While Lean Startup and Agile differ in areas of companies they impact, they belong together.
Lean Startup is a market experimentation system focused on maximizing long-term monetary value through short-term iterative experimentation and market feedback.
Agile is a product development value-maximization system focused on waste-reduction, highest-value-delivery and team-performance-optimization.
Both value iterative, incremental delivery and customer feedback.
Agile, even practiced poorly, can improve product development substantially. When practiced well, agile results in teams emerging highly performant, delivering not just stellar process but team synergy - team results that are greater - in the best case, far greater - than the sum of the individual people and their individual skills.
Similarly, lean startup, even practiced poorly, can reduce cost (and thus risk) and improve value creation (and thus value delivery) for new products substantially. When practiced well, lean startup reduces up-front investment, minimizes time-to-market, and dramatically increases the opportunity for success.

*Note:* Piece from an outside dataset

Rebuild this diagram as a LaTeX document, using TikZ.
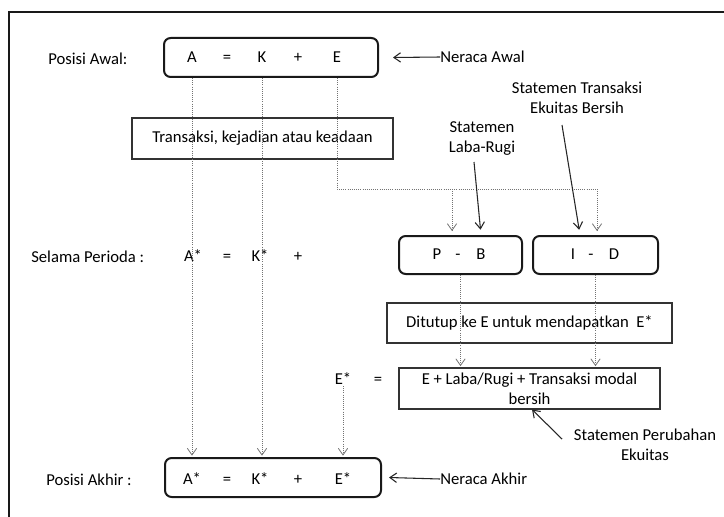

Agile backlogs are by definition ordered by ROI, by bang for the buck. Every developer knows that just by delivering the top backlog items, he or she is delivering the things that customers value most. By delivering them frequently, we have opportunity to get feedback early and often that lets us adjust our course to optimize for customer delight. By, as a team, defining “done” before we code a single line of code, we hold each other accountable to a level of quality for every feature that we’ll expect for the product as a whole. By writing stories that steer clear of the “how” but include not only “what” but “who” and “why”, we engage every developer and every tester in identifying the best possible solutions to our customers’ wants and needs. Mastering the practices themselves represents a level of discipline seldom seen in software development prior to agile. And by not only mastering the practices but embracing the values and principles - an agile mindset - we have the possibility of emerging high-performant.
Similarly, by embracing lean startup - by posing our proposed product as a series of experiments - we can get frequent, recurring feedback that ensures we’re delivering just what it is that customers most want. By repeatedly, iteratively testing a minimum viable product, a team can rapidly leverage market feedback to tailor or if necessary pivot the product concept to meet marketplace needs. Developing repeated learning experiments costs dramatically less than developing upfront, spec-driven, perfectly polished, finished products. And learning experiments dramatically reduce the time from ideation to market feedback - time otherwise lengthy for spec-driven product development; it’s market feedback that limits the risk of being wrong about our product concept - sometimes very, very wrong. By leveraging the lean-startup build-measure-learn cycle, we substantially reduce that risk for the products we conceive and dramatically increase our chances of success.
Whether agile or lean startup, whether we’re technologists or business people, we’re called to think, plan, try, deliver, get feedback, talk with each other, create experiments and hypotheses (and learn from them)… and fundamentally delight customers. Agile helps us build stuff right. Lean Startup ensures we build the right stuff.
In our book, Managing the Unmanageable, my coauthor and I collected hundreds of rules of thumb and nuggets of wisdom for managing software development. Among my favorites is this one, from San Francisco startup CEO Joe Kleinschmidt:
In the beginning, everyone will talk about scope, and budget, and schedule, but in the end, nobody really cares about any of those things.
The only thing they care about is this:
People will love your software, or they won’t. So that’s the only criterion to which you should truly manage.
What resonates for me is not so much that scope and schedule and budget are not important - we know that we have constraints, often in all three areas - but that we too often get lost in the maze of scope and schedule and budget and lose sight of the fact that, unless we delight our customers, we’ll not be in business long!
Whether we’re startups or mature companies, whether building devices or web products or enterprise software, by leveraging highly disciplined agile and lean startup approaches together, we pair development and design processes to ensure that what we ultimately deliver customers delivers delight!